Outras referem que não é “político” demonstrar oposição religiosa. Este tipo e política não passa de “cobardia”. Como é que se pode alterar a posição de subordinação da mulher para uma de igualdade, sem oposição, sem a discussão o mais alargada possível de todas as questões que dão origem a essa degradação? […]
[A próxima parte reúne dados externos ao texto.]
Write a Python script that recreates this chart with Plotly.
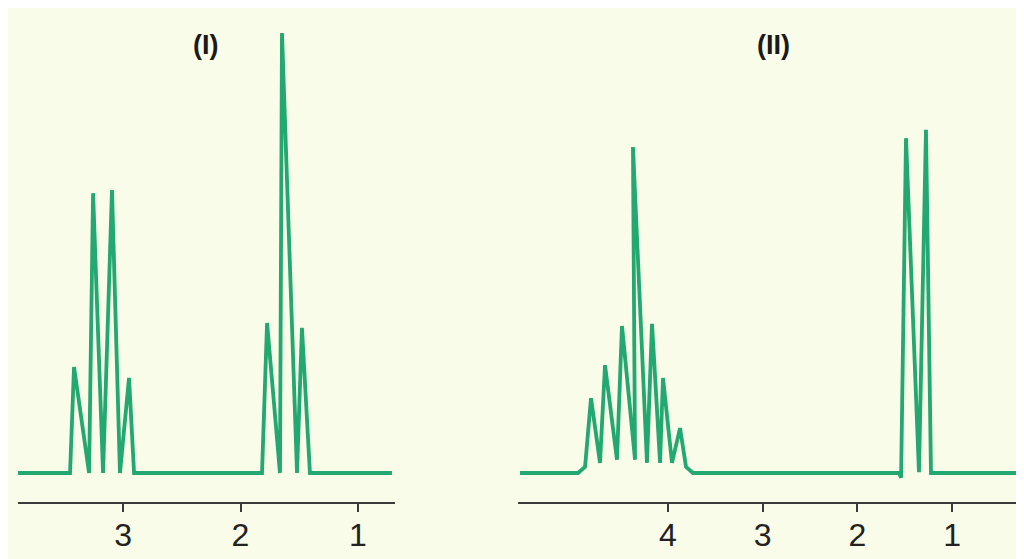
import plotly.graph_objects as go

# Spectrum (I): chemical shift (ppm) and relative intensity of the drawn vertices
ppm_I = [3.894, 3.451, 3.417, 3.289, 3.255, 3.170, 3.094, 3.026, 2.949, 2.906,
         1.817, 1.774, 1.664, 1.647, 1.519, 1.477, 1.409, 0.711]
int_I = [0, 0, 24.1, 0, 63.6, 0, 64.3, 0, 21.6, 0,
         0, 34.1, 0, 100.0, 0, 33.0, 0, 0]

# Spectrum (II)
ppm_II = [5.563, 4.950, 4.876, 4.813, 4.718, 4.665, 4.539, 4.486, 4.348, 4.370,
          4.222, 4.169, 4.084, 4.053, 3.958, 3.873, 3.810, 3.736,
          1.561, 1.539, 1.487, 1.350, 1.276, 1.223, 0.241]
int_II = [0, 0, 1.4, 17.0, 2.3, 24.5, 3.0, 33.4, 3.0, 74.1,
          2.3, 33.9, 2.3, 21.6, 2.3, 10.2, 1.4, 0,
          0, -1.1, 76.1, 0.2, 78.0, 0, 0]

ticks_I = [3, 2, 1]
ticks_II = [4, 3, 2, 1]
labels = ["(I)", "(II)"]

GREEN = "#22A870"
BG = "#F9FCE8"

fig = go.Figure()
fig.add_trace(go.Scatter(x=ppm_I, y=int_I, mode="lines", xaxis="x", yaxis="y",
                         line=dict(color=GREEN, width=3.8), showlegend=False,
                         hoverinfo="skip"))
fig.add_trace(go.Scatter(x=ppm_II, y=int_II, mode="lines", xaxis="x2", yaxis="y2",
                         line=dict(color=GREEN, width=3.8), showlegend=False,
                         hoverinfo="skip"))

# page body has an 8px margin, so the figure sits at (8, 8)
W, H = 1016, 551
ml, mr, mt, mb = 10, 0, 0, 57
pw = W - ml - mr

axis_common = dict(showline=True, linecolor="#3a3a3a", linewidth=2,
                   ticks="outside", ticklen=8, tickwidth=1.5, tickcolor="#3a3a3a",
                   showgrid=False, zeroline=False, ticklabelstandoff=-4,
                   tickfont=dict(family="Liberation Sans, Arial, sans-serif",
                                 size=32, color="#222222"))
yaxis_common = dict(range=[-6.59, 105.68], visible=False, showgrid=False,
                    zeroline=False, fixedrange=True)

fig.update_layout(
    width=W, height=H,
    margin=dict(l=ml, r=mr, t=mt, b=mb),
    paper_bgcolor=BG, plot_bgcolor=BG,
    xaxis=dict(domain=[0, (395 - 18) / pw], range=[3.894, 0.685],
               tickvals=ticks_I, ticktext=[str(t) for t in ticks_I],
               anchor="y", **axis_common),
    xaxis2=dict(domain=[(518 - 18) / pw, 1], range=[5.584, 0.241],
                tickvals=ticks_II, ticktext=[str(t) for t in ticks_II],
                anchor="y2", **axis_common),
    yaxis=dict(anchor="x", **yaxis_common),
    yaxis2=dict(anchor="x2", **yaxis_common),
    annotations=[
        dict(text="<b>" + labels[0] + "</b>", x=2.294, y=97.3, xref="x", yref="y",
             showarrow=False, font=dict(family="Liberation Sans, Arial, sans-serif",
                                        size=27, color="#1a1a1a")),
        dict(text="<b>" + labels[1] + "</b>", x=2.891, y=97.3, xref="x2", yref="y2",
             showarrow=False, font=dict(family="Liberation Sans, Arial, sans-serif",
                                        size=27, color="#1a1a1a")),
    ],
)

fig.write_html("out.html")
Outras dizem-nos que o nosso trabalho é um dispêndio inútil de força num livro que já tem pouco a ver com o espírito humano. Dizem que a maior parte das mulheres inteligentes o veem como uma história de um povo rude de uma época de barbárie, e que têm tanta reverência para com a Bíblia como para um outro qualquer livro. Só que, enquanto dezenas de milhar de Bíblias forem impressas todos os anos, e postas a circular por todo o mundo, e enquanto os povos de todas as nações de fala inglesa o reverenciarem como a palavra de Deus, não vale a pena diminuir-lhe a sua importância. […]

 

Os únicos pontos em que me diferencio relativamente aos ensinamentos eclesiásticos é que não acredito que algum homem tenha alguma vez visto ou falado com Deus, não acredito que Deus tenha inspirado o código Mosaico, ou tenha dito aos historiadores da Bíblia o que eles dizem sobre as mulheres. Como todas as religiões à face da terra degradam a mulher, e desde que a mulher aceite esta posição em que a colocam, a sua emancipação torna-se impossível.

 

[…]. Há alguns princípios gerais nos livros sagrados de todas as religiões que ensinam amor, caridade, liberdade, justiça e igualdade para todos os seres humanos, há muitas e belas passagens, cuja regra de ouro têm ecoado à volta do mundo. Há muitos exemplos de homens e mulheres verdadeiros e bons, todos eles dignos da nossa aceitação e imitação, cujo brilho não pode ser diminuído por sentimentos falsos e indignos exibidos por outros no mesmo volume. A Bíblia não pode ser aceite ou rejeitada como um todo, os seus ensinamentos são variados e as suas lições diferem bastante umas das outras […]. Ao criticarmos a lei Mosaica não questionamos a sabedoria da regra de ouro e do quinto Mandamento. Mais uma vez a igreja reserva consagração especial para as suas catedrais e clérigos, partes dessas igrejas aristocráticas são demasiado sagradas para permitirem a entrada de mulheres, uma das razões invocadas para a introdução de rapazes nos coros, e em que as mulheres cantavam num canto obscuro obrigatoriamente velado.

 

[…] A lei canónica, as Escrituras, os credos e os códigos e a disciplina da igreja das principais religiões, todas eles têm a impressão falível do homem, e não da nossa primeira causa ideal, “o Espírito de Todo o Bem”, que deu movimento ao universo da matéria e do espírito […].

 

 

 

Mas Cady Stanton foi também a fundadora (1869) e presidente da National Woman Suffrage Association (NWSA) que se batia pela concessão do direito de voto às mulheres, o que só veio a acontecer em 1920 (51 anos depois) quando foi finalmente ratificada a Décima Nona Emenda à Constituição dos E.U.A., onde se dizia que “O direito de voto dos cidadãos dos Estados Unidos não pode ser negado ou limitado pelos Estados Unidos ou por qualquer Estado mediante a invocação de género (sexo).”

 

Muitas e variadas são as Associações de mulheres que têm existido nos EUA. Aliás, os vários tipos de associações e grupos que aí pululam, têm sido cruciais para o desenvolvimento desse país desde a época da colonização: não foi por acaso que ao primeiro governo das treze colónias se chamou “A Associação”.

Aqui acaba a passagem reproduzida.